Work required => Quote all lines below exactly. Images stay out.

Data in this exercise =>
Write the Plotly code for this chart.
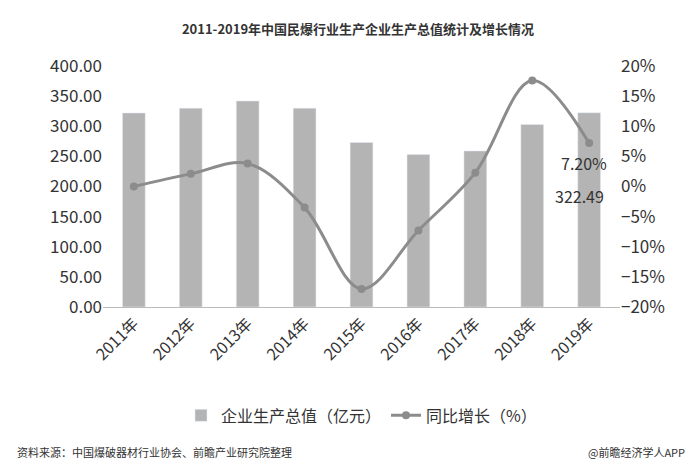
import plotly.graph_objects as go

years = ["2011年", "2012年", "2013年", "2014年", "2015年", "2016年", "2017年", "2018年", "2019年"]
output = [322, 330, 342, 330, 273, 253, 259, 303, 322.49]
growth = [0.0, 2.1, 3.8, -3.5, -17.0, -7.3, 2.3, 17.6, 7.2]

fig = go.Figure()
fig.add_trace(go.Bar(
    x=years, y=output, name="企业生产总值（亿元）",
    marker_color="#b4b4b4", width=0.4,
))
fig.add_trace(go.Scatter(
    x=years, y=growth, name="同比增长（%）", yaxis="y2",
    mode="lines+markers", line=dict(color="#8c8c8c", width=3, shape="spline"),
    marker=dict(size=8, color="#8c8c8c"),
))
fig.add_annotation(x=years[-1], y=growth[-1], yref="y2", text="7.20%",
                   showarrow=False, xshift=-5, yshift=-20,
                   font=dict(size=16, color="#333"))
fig.add_annotation(x=years[-1], y=185, text=f"{output[-1]:.2f}",
                   showarrow=False, xshift=-10,
                   font=dict(size=16, color="#333"))

fig.update_layout(
    width=700, height=469,
    paper_bgcolor="white", plot_bgcolor="white",
    margin=dict(l=95, r=88, t=58, b=170),
    font=dict(family="Noto Sans CJK SC", color="#333"),
    title=dict(text="<b>2011-2019年中国民爆行业生产企业生产总值统计及增长情况</b>",
               x=0.5, y=0.965, xanchor="center", font=dict(size=13, color="#333")),
    xaxis=dict(tickangle=-45, tickfont=dict(size=16), showline=True,
               linecolor="#bbb", ticks=""),
    yaxis=dict(range=[0, 400], dtick=50, tickformat=".2f", tickfont=dict(size=17),
               showgrid=False, zeroline=False),
    yaxis2=dict(range=[-20, 20], dtick=5, ticksuffix="%", overlaying="y", side="right",
                tickfont=dict(size=17), showgrid=False, zeroline=False),
    legend=dict(orientation="h", x=0.5, xanchor="center", y=-0.45, yanchor="middle",
                font=dict(size=16)),
    bargap=0.5,
)
fig.add_annotation(text="资料来源：中国爆破器材行业协会、前瞻产业研究院整理", xref="paper", yref="paper",
                   x=-0.17, y=-0.6, xanchor="left", yanchor="middle", showarrow=False,
                   font=dict(size=11, color="#333"))
fig.add_annotation(text="@前瞻经济学人APP", xref="paper", yref="paper",
                   x=1.13, y=-0.6, xanchor="right", yanchor="middle", showarrow=False,
                   font=dict(size=11, color="#333"))

fig.write_html("out.html")
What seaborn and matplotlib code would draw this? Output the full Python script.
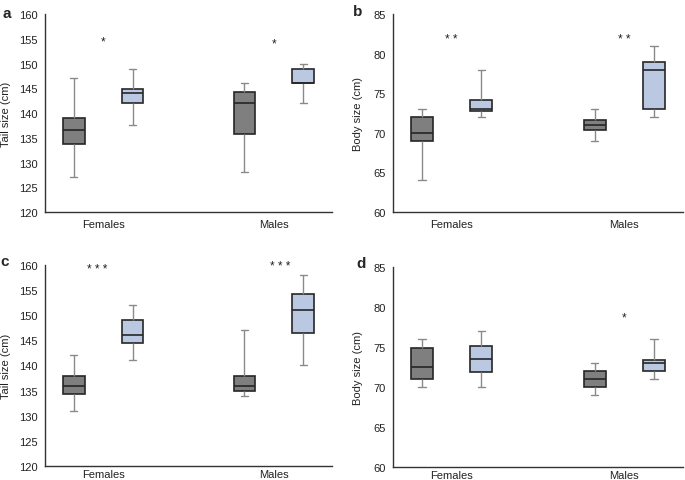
import numpy as np
import pandas as pd
import matplotlib
matplotlib.use("Agg")
import matplotlib.pyplot as plt
import seaborn as sns

# five-number summaries: [min, q1, median, q3, max]
sexes = ["Females", "Males"]
groups = ["g1", "g2"]
colors = ["#7f7f7f", "#b4c7e7"]

tail_a = {
    ("Females", "g1"): [127, 133.8, 136.5, 139.1, 147],
    ("Females", "g2"): [137.5, 142, 144, 144.8, 149],
    ("Males", "g1"): [128, 135.8, 142, 144.2, 146],
    ("Males", "g2"): [142, 146, 146, 149, 150],
}
body_b = {
    ("Females", "g1"): [64, 69, 70, 72, 73],
    ("Females", "g2"): [72, 72.8, 73, 74.2, 78],
    ("Males", "g1"): [69, 70.4, 71, 71.6, 73],
    ("Males", "g2"): [72, 73, 78, 79, 81],
}
tail_c = {
    ("Females", "g1"): [131, 134.3, 136, 138, 142],
    ("Females", "g2"): [141, 144.4, 146, 149, 152],
    ("Males", "g1"): [134, 135, 136, 138, 147],
    ("Males", "g2"): [140, 146.4, 151, 154.2, 158],
}
body_d = {
    ("Females", "g1"): [70, 71, 72.5, 74.8, 76],
    ("Females", "g2"): [70, 71.8, 73.5, 75.1, 77],
    ("Males", "g1"): [69, 70, 71, 72, 73],
    ("Males", "g2"): [71, 72, 73, 73.3, 76],
}

# significance marks: (sex, x shift, y, text)
stars_a = [("Females", 0.0, 154.4, "*"), ("Males", 0.0, 154.0, "*")]
stars_b = [("Females", 0.0, 81.8, "* *"), ("Males", 0.0, 81.8, "* *")]
stars_c = [("Females", -0.035, 159.2, "* * *"), ("Males", 0.035, 159.7, "* * *")]
stars_d = [("Males", 0.0, 78.6, "*")]

panels = [
    ("a", tail_a, stars_a, "Tail size (cm)", (120, 160), np.arange(120, 161, 5)),
    ("b", body_b, stars_b, "Body size (cm)", (60, 85), np.arange(60, 86, 5)),
    ("c", tail_c, stars_c, "Tail size (cm)", (120, 160), np.arange(120, 161, 5)),
    ("d", body_d, stars_d, "Body size (cm)", (60, 85), np.arange(60, 86, 5)),
]

sns.set_style("white")
plt.rcParams["font.family"] = ["Liberation Sans", "DejaVu Sans"]

fig = plt.figure(figsize=(6.85, 4.81), dpi=100)
rects = [
    [0.0657, 0.557, 0.419, 0.4116],
    [0.5737, 0.557, 0.4234, 0.4116],
    [0.0657, 0.0291, 0.419, 0.418],
    [0.5737, 0.028, 0.4234, 0.4158],
]
letter_pos = [(0.004, 0.985), (0.515, 0.99), (0.001, 0.47), (0.52, 0.465)]
label_x = [-0.118, -0.105, -0.118, -0.105]
xpad = [5, 5, 2.5, 2.5]

for (letter, summ, stars, ylabel, ylim, yticks), rect, lp, lx, xp in zip(panels, rects, letter_pos, label_x, xpad):
    ax = fig.add_axes(rect)
    rows = []
    for (sex, grp), vals in summ.items():
        for v in vals:
            rows.append({"sex": sex, "group": grp, "value": v})
    df = pd.DataFrame(rows)
    sns.boxplot(
        data=df, x="sex", y="value", hue="group", order=sexes, hue_order=groups,
        palette=colors, whis=np.inf, width=0.69, gap=0.63, linewidth=1.2,
        boxprops=dict(edgecolor="#262626"),
        medianprops=dict(color="#262626", linewidth=1.2),
        whiskerprops=dict(color="#8a8a8a", linewidth=1.0),
        capprops=dict(color="#8a8a8a", linewidth=1.0),
        capwidths=0.045, legend=False, ax=ax,
    )
    for sex, dx, y, txt in stars:
        ax.text(sexes.index(sex) + dx, y, txt, ha="center", va="center", fontsize=8.5, color="#222222")
    ax.set_xlim(-0.34, 1.34)
    ax.set_ylim(*ylim)
    ax.set_yticks(yticks)
    ax.set_xlabel("")
    ax.set_ylabel(ylabel, fontsize=8, color="#222222")
    ax.yaxis.set_label_coords(lx, 0.5)
    ax.tick_params(axis="both", length=0, labelsize=8, colors="#222222")
    ax.tick_params(axis="y", pad=5)
    ax.tick_params(axis="x", pad=xp)
    for s in ["top", "right"]:
        ax.spines[s].set_visible(False)
    for s in ["left", "bottom"]:
        ax.spines[s].set_color("#333333")
        ax.spines[s].set_linewidth(1.0)
    fig.text(lp[0], lp[1], letter, fontsize=11, fontweight="bold", va="top", ha="left")

fig.savefig("out.png", dpi=100)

Output for this task =>
Write the Plotly code for this chart.
import plotly.graph_objects as go

years = ["2011年", "2012年", "2013年", "2014年", "2015年", "2016年", "2017年", "2018年", "2019年"]
output = [322, 330, 342, 330, 273, 253, 259, 303, 322.49]
growth = [0.0, 2.1, 3.8, -3.5, -17.0, -7.3, 2.3, 17.6, 7.2]

fig = go.Figure()
fig.add_trace(go.Bar(
    x=years, y=output, name="企业生产总值（亿元）",
    marker_color="#b4b4b4", width=0.4,
))
fig.add_trace(go.Scatter(
    x=years, y=growth, name="同比增长（%）", yaxis="y2",
    mode="lines+markers", line=dict(color="#8c8c8c", width=3, shape="spline"),
    marker=dict(size=8, color="#8c8c8c"),
))
fig.add_annotation(x=years[-1], y=growth[-1], yref="y2", text="7.20%",
                   showarrow=False, xshift=-5, yshift=-20,
                   font=dict(size=16, color="#333"))
fig.add_annotation(x=years[-1], y=185, text=f"{output[-1]:.2f}",
                   showarrow=False, xshift=-10,
                   font=dict(size=16, color="#333"))

fig.update_layout(
    width=700, height=469,
    paper_bgcolor="white", plot_bgcolor="white",
    margin=dict(l=95, r=88, t=58, b=170),
    font=dict(family="Noto Sans CJK SC", color="#333"),
    title=dict(text="<b>2011-2019年中国民爆行业生产企业生产总值统计及增长情况</b>",
               x=0.5, y=0.965, xanchor="center", font=dict(size=13, color="#333")),
    xaxis=dict(tickangle=-45, tickfont=dict(size=16), showline=True,
               linecolor="#bbb", ticks=""),
    yaxis=dict(range=[0, 400], dtick=50, tickformat=".2f", tickfont=dict(size=17),
               showgrid=False, zeroline=False),
    yaxis2=dict(range=[-20, 20], dtick=5, ticksuffix="%", overlaying="y", side="right",
                tickfont=dict(size=17), showgrid=False, zeroline=False),
    legend=dict(orientation="h", x=0.5, xanchor="center", y=-0.45, yanchor="middle",
                font=dict(size=16)),
    bargap=0.5,
)
fig.add_annotation(text="资料来源：中国爆破器材行业协会、前瞻产业研究院整理", xref="paper", yref="paper",
                   x=-0.17, y=-0.6, xanchor="left", yanchor="middle", showarrow=False,
                   font=dict(size=11, color="#333"))
fig.add_annotation(text="@前瞻经济学人APP", xref="paper", yref="paper",
                   x=1.13, y=-0.6, xanchor="right", yanchor="middle", showarrow=False,
                   font=dict(size=11, color="#333"))

fig.write_html("out.html")
What seaborn and matplotlib code would draw this? Output the full Python script.
import numpy as np
import pandas as pd
import matplotlib
matplotlib.use("Agg")
import matplotlib.pyplot as plt
import seaborn as sns

# five-number summaries: [min, q1, median, q3, max]
sexes = ["Females", "Males"]
groups = ["g1", "g2"]
colors = ["#7f7f7f", "#b4c7e7"]

tail_a = {
    ("Females", "g1"): [127, 133.8, 136.5, 139.1, 147],
    ("Females", "g2"): [137.5, 142, 144, 144.8, 149],
    ("Males", "g1"): [128, 135.8, 142, 144.2, 146],
    ("Males", "g2"): [142, 146, 146, 149, 150],
}
body_b = {
    ("Females", "g1"): [64, 69, 70, 72, 73],
    ("Females", "g2"): [72, 72.8, 73, 74.2, 78],
    ("Males", "g1"): [69, 70.4, 71, 71.6, 73],
    ("Males", "g2"): [72, 73, 78, 79, 81],
}
tail_c = {
    ("Females", "g1"): [131, 134.3, 136, 138, 142],
    ("Females", "g2"): [141, 144.4, 146, 149, 152],
    ("Males", "g1"): [134, 135, 136, 138, 147],
    ("Males", "g2"): [140, 146.4, 151, 154.2, 158],
}
body_d = {
    ("Females", "g1"): [70, 71, 72.5, 74.8, 76],
    ("Females", "g2"): [70, 71.8, 73.5, 75.1, 77],
    ("Males", "g1"): [69, 70, 71, 72, 73],
    ("Males", "g2"): [71, 72, 73, 73.3, 76],
}

# significance marks: (sex, x shift, y, text)
stars_a = [("Females", 0.0, 154.4, "*"), ("Males", 0.0, 154.0, "*")]
stars_b = [("Females", 0.0, 81.8, "* *"), ("Males", 0.0, 81.8, "* *")]
stars_c = [("Females", -0.035, 159.2, "* * *"), ("Males", 0.035, 159.7, "* * *")]
stars_d = [("Males", 0.0, 78.6, "*")]

panels = [
    ("a", tail_a, stars_a, "Tail size (cm)", (120, 160), np.arange(120, 161, 5)),
    ("b", body_b, stars_b, "Body size (cm)", (60, 85), np.arange(60, 86, 5)),
    ("c", tail_c, stars_c, "Tail size (cm)", (120, 160), np.arange(120, 161, 5)),
    ("d", body_d, stars_d, "Body size (cm)", (60, 85), np.arange(60, 86, 5)),
]

sns.set_style("white")
plt.rcParams["font.family"] = ["Liberation Sans", "DejaVu Sans"]

fig = plt.figure(figsize=(6.85, 4.81), dpi=100)
rects = [
    [0.0657, 0.557, 0.419, 0.4116],
    [0.5737, 0.557, 0.4234, 0.4116],
    [0.0657, 0.0291, 0.419, 0.418],
    [0.5737, 0.028, 0.4234, 0.4158],
]
letter_pos = [(0.004, 0.985), (0.515, 0.99), (0.001, 0.47), (0.52, 0.465)]
label_x = [-0.118, -0.105, -0.118, -0.105]
xpad = [5, 5, 2.5, 2.5]

for (letter, summ, stars, ylabel, ylim, yticks), rect, lp, lx, xp in zip(panels, rects, letter_pos, label_x, xpad):
    ax = fig.add_axes(rect)
    rows = []
    for (sex, grp), vals in summ.items():
        for v in vals:
            rows.append({"sex": sex, "group": grp, "value": v})
    df = pd.DataFrame(rows)
    sns.boxplot(
        data=df, x="sex", y="value", hue="group", order=sexes, hue_order=groups,
        palette=colors, whis=np.inf, width=0.69, gap=0.63, linewidth=1.2,
        boxprops=dict(edgecolor="#262626"),
        medianprops=dict(color="#262626", linewidth=1.2),
        whiskerprops=dict(color="#8a8a8a", linewidth=1.0),
        capprops=dict(color="#8a8a8a", linewidth=1.0),
        capwidths=0.045, legend=False, ax=ax,
    )
    for sex, dx, y, txt in stars:
        ax.text(sexes.index(sex) + dx, y, txt, ha="center", va="center", fontsize=8.5, color="#222222")
    ax.set_xlim(-0.34, 1.34)
    ax.set_ylim(*ylim)
    ax.set_yticks(yticks)
    ax.set_xlabel("")
    ax.set_ylabel(ylabel, fontsize=8, color="#222222")
    ax.yaxis.set_label_coords(lx, 0.5)
    ax.tick_params(axis="both", length=0, labelsize=8, colors="#222222")
    ax.tick_params(axis="y", pad=5)
    ax.tick_params(axis="x", pad=xp)
    for s in ["top", "right"]:
        ax.spines[s].set_visible(False)
    for s in ["left", "bottom"]:
        ax.spines[s].set_color("#333333")
        ax.spines[s].set_linewidth(1.0)
    fig.text(lp[0], lp[1], letter, fontsize=11, fontweight="bold", va="top", ha="left")

fig.savefig("out.png", dpi=100)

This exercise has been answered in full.